“Limpos olhos”. Padre Charles Borg escreve sobre o papa Bento XVI

Fazer escolhas. Tomar posição. Atributos próprios a pessoas com discernimento agudo e intuição arguta. Em uma cultura que se desdobra em ocupar o campo de visão e, com isso, reduzir a capacidade de discernimento, que se dedica, ainda, em impor costumes e ditar comportamentos, preservar a capacidade de enxergar a realidade com objetividade e decidir movido unicamente por valores transcendentais é próprio a pessoas com alto grau de personalidade e curtida maturidade. Em um mundo tiranicamente globalizado, que anula a individualidade e força as pessoas a olharem numa única direção, manter o olhar erguido acima do mar de cabeças subservientes é próprio a espíritos corajosos, determinados a perseguir objetivos, mesmo incompreendidos e com sacrifício da própria reputação. Assim foi o Papa Bento XVI, em seus últimos anos de vida. No mundo esteve, sem ser do mundo!

Empolgante é a biografia do falecido papa Bento. Criado na Alemanha nazista, Josef Ratzinger não hesita, finda a guerra, em acompanhar seu irmão mais velho rumo ao sacerdócio católico. Dotado de uma arguta inteligência, logo se destaca como professor de teologia, sendo qualificado por diversos alunos como distinto professor. Suas eram as aulas mais apreciadas e procuradas. Num período quando a vida da Igreja encontrava-se marcada por um clericalismo centralizador, o diligente teólogo alemão logo percebe a urgente necessidade de promover profundas mudanças no jeito de ser igreja. Seu raciocínio lógico impressiona seus superiores a ponto de ser convocado a acompanhar seu bispo como consultor na realização do Conc. Vat. II. Integra a vanguarda renovadora formada por teólogos qualificados e brilhantes do calibre de Congar, Rahner, de Lubac, Schilibeeks, Hans Kung e outros. A esta trupe de notáveis teólogos se credita aquela brisa rejuvenescedora que entrou pelas janelas do Vaticano, escancaradas pelo Papa João XXIII e mantidas abertas pelo Papa Paulo VI.

Nomeado Cardeal e chamado a Roma para presidir a congregação pela disciplina da fé, responsável pela manutenção da ortodoxia dogmática, o outrora liberal Ratzinger, defensor radical do pensamento livre, possivelmente influenciado por um viés marcadamente conservador que toma conta dos altos escalões da Igreja, se transforma em rígido defensor de valores tradicionais tanto em assuntos dogmáticos quanto em matéria de costumes.

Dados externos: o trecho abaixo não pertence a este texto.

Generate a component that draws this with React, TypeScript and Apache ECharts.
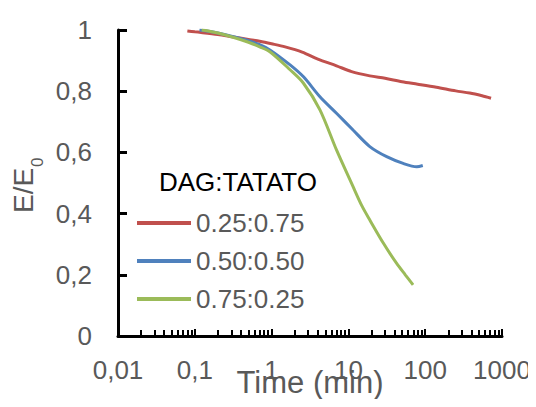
import React, { useEffect, useRef } from "react";
import * as echarts from "echarts";

const seriesNames = ["0.25:0.75", "0.50:0.50", "0.75:0.25"];
const seriesColors = ["#C0504D", "#4F81BD", "#9BBB59"];

const redData: [number, number][] = [
  [0.08, 0.997], [0.1, 0.994], [0.2, 0.985], [0.3, 0.978], [0.5, 0.969],
  [0.7, 0.963], [1, 0.955], [1.5, 0.945], [2.5, 0.928], [4, 0.905],
  [7, 0.883], [11, 0.864], [19, 0.850], [30, 0.842], [50, 0.831],
  [80, 0.823], [140, 0.813], [250, 0.801], [380, 0.794], [550, 0.785], [720, 0.777],
];
const blueData: [number, number][] = [
  [0.115, 1.0], [0.15, 0.996], [0.2, 0.99], [0.3, 0.98], [0.5, 0.965],
  [0.7, 0.952], [0.95, 0.935], [1.74, 0.886], [2.6, 0.847], [4.26, 0.782],
  [7, 0.728], [11.5, 0.673], [19, 0.619], [31.5, 0.586], [51.6, 0.564],
  [77.6, 0.553], [93, 0.557],
];
const greenData: [number, number][] = [
  [0.123, 1.0], [0.15, 0.997], [0.2, 0.99], [0.3, 0.978], [0.5, 0.96],
  [0.7, 0.945], [0.95, 0.929], [1.74, 0.87], [2.6, 0.826], [4.26, 0.739],
  [7, 0.608], [11.5, 0.488], [15, 0.425], [19, 0.379], [28.6, 0.303],
  [42.5, 0.237], [55, 0.2], [69.5, 0.167],
];
const allData = [redData, blueData, greenData];

const legendTitle = "DAG:TATATO";
const xTitle = "Time (min)";
const yTitleMain = "E/E";
const yTitleSub = "0";

const FONT = "'Liberation Sans', Arial, sans-serif";
const GRAY = "#595959";

export default function App() {
  const ref = useRef<HTMLDivElement>(null);
  useEffect(() => {
    if (!ref.current) return;
    const chart = echarts.init(ref.current, null, { renderer: "svg" });
    chart.setOption({
      animation: false,
      textStyle: { fontFamily: FONT },
      grid: {
        left: 118, right: 34, top: 30, bottom: 71,
        containLabel: false, outerBoundsMode: "none",
      },
      title: {
        text: legendTitle,
        left: 159,
        top: 169,
        padding: 0,
        textStyle: { color: "#000", fontSize: 26, fontWeight: "normal", fontFamily: FONT },
      },
      legend: {
        orient: "vertical",
        left: 137,
        top: 210,
        padding: 0,
        itemWidth: 54,
        itemHeight: 4,
        itemGap: 12,
        icon: "rect",
        textStyle: { color: GRAY, fontSize: 26, lineHeight: 26, fontFamily: FONT },
        data: seriesNames,
      },
      xAxis: {
        type: "log",
        logBase: 10,
        min: 0.01,
        max: 1000,
        name: xTitle,
        nameLocation: "middle",
        nameGap: 31,
        nameMoveOverlap: false,
        nameTextStyle: { color: GRAY, fontSize: 31, fontFamily: FONT, verticalAlign: "top" },
        axisLine: { show: true, onZero: false, lineStyle: { color: "#000", width: 3 } },
        axisTick: { show: true, inside: true, length: 7, lineStyle: { color: "#000", width: 2 } },
        minorTick: { show: true, splitNumber: 9, length: 6, lineStyle: { color: "#000", width: 2 } },
        splitLine: { show: false },
        minorSplitLine: { show: false },
        axisLabel: {
          color: GRAY,
          fontSize: 26,
          margin: 21,
          fontFamily: FONT,
          formatter: (v: number) => String(v).replace(".", ","),
        },
      },
      yAxis: {
        type: "value",
        min: 0,
        max: 1,
        interval: 0.2,
        axisLine: { show: true, lineStyle: { color: "#000", width: 3 } },
        axisTick: { show: true, inside: true, length: 9, lineStyle: { color: "#000", width: 3 } },
        splitLine: { show: false },
        axisLabel: {
          color: GRAY,
          fontSize: 26,
          margin: 26,
          fontFamily: FONT,
          formatter: (v: number) => String(Math.round(v * 10) / 10).replace(".", ","),
        },
      },
      graphic: [
        {
          type: "text",
          x: 23,
          y: 213,
          rotation: Math.PI / 2,
          style: {
            text: yTitleMain,
            textAlign: "left",
            textVerticalAlign: "middle",
            fill: GRAY,
            fontSize: 28,
            fontFamily: FONT,
          },
        },
        {
          type: "text",
          x: 37,
          y: 167,
          rotation: Math.PI / 2,
          style: {
            text: yTitleSub,
            textAlign: "left",
            textVerticalAlign: "middle",
            fill: GRAY,
            fontSize: 17,
            fontFamily: FONT,
          },
        },
      ],
      series: allData.map((d, i) => ({
        name: seriesNames[i],
        type: "line",
        data: d,
        smooth: 0.3,
        symbol: "none",
        lineStyle: { color: seriesColors[i], width: 3 },
        itemStyle: { color: seriesColors[i] },
      })),
    });
    return () => chart.dispose();
  }, []);
  return <div ref={ref} style={{ width: 536, height: 407, margin: -8 }} />;
}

Vários ex-colegas, como o brasileiro Leonardo Boff, são obrigados a períodos de obsequioso silêncio, impedidos de pregar e de lecionar. Difuso receio se espalha pela Igreja quando, após a morte do Papa João Paulo II, o cardeal Ratzinger é eleito Papa. Teme-se a volta a uma igreja institucionalmente centralizadora, clerical e em direto confronto com os plurais valores de um mundo laico. Prevê-se o acirramento de conflito, dentro da Igreja, entre as combativas alas conservadoras e as de viés pastoral. Para complicar a situação já dramática, estouram os casos de pedofilia pelo mundo. Os pessimistas e céticos decretam o fim da Igreja Católica.

Neste clima tenso, no dia 12 de fevereiro, 2013, o Papa Bento surpreende a Igreja e o mundo anunciando sua renúncia ao papado. Mentes obscuras enxergam a renúncia como um astuto golpe branco. Na verdade, diziam, o papa alemão se retira de cena para poder, camuflado, articular melhor as correntes conservadores e centralizadoras na Igreja. Vaticanólogos e comentaristas desconfiados duvidaram que o Papa se recolheria em assumida clausura, dedicando-se exclusivamente a seus hábitos preferidos; estudar, escrever, ouvir e tocar música clássica e rezar.

O tempo mostrou – foram 9 anos de retiro assumido – a retidão e a sinceridade das intenções do pontífice! O Papa Ratzinger percebe que tempos modernos demandam abordagens renovadoras. Ele se enxerga deficitário, física e mentalmente, e, em um gesto de extrema coragem, profundo discernimento e exemplar humildade, entende que o ofício é mais nobre que o cargo, que servir é mais importante que imperar. Profética lição para as tantas lideranças atuais que se apegam tão obstinadamente a poderes, subjugando cidadãos a seus devaneios messiânicos.

Nada muda se os próprios agentes não mudam! E só muda quem enxerga com limpos olhos e age com reta consciência. Escolhas, então, e decisões impactam! Descanse, em merecida paz, Papa Bento XVI!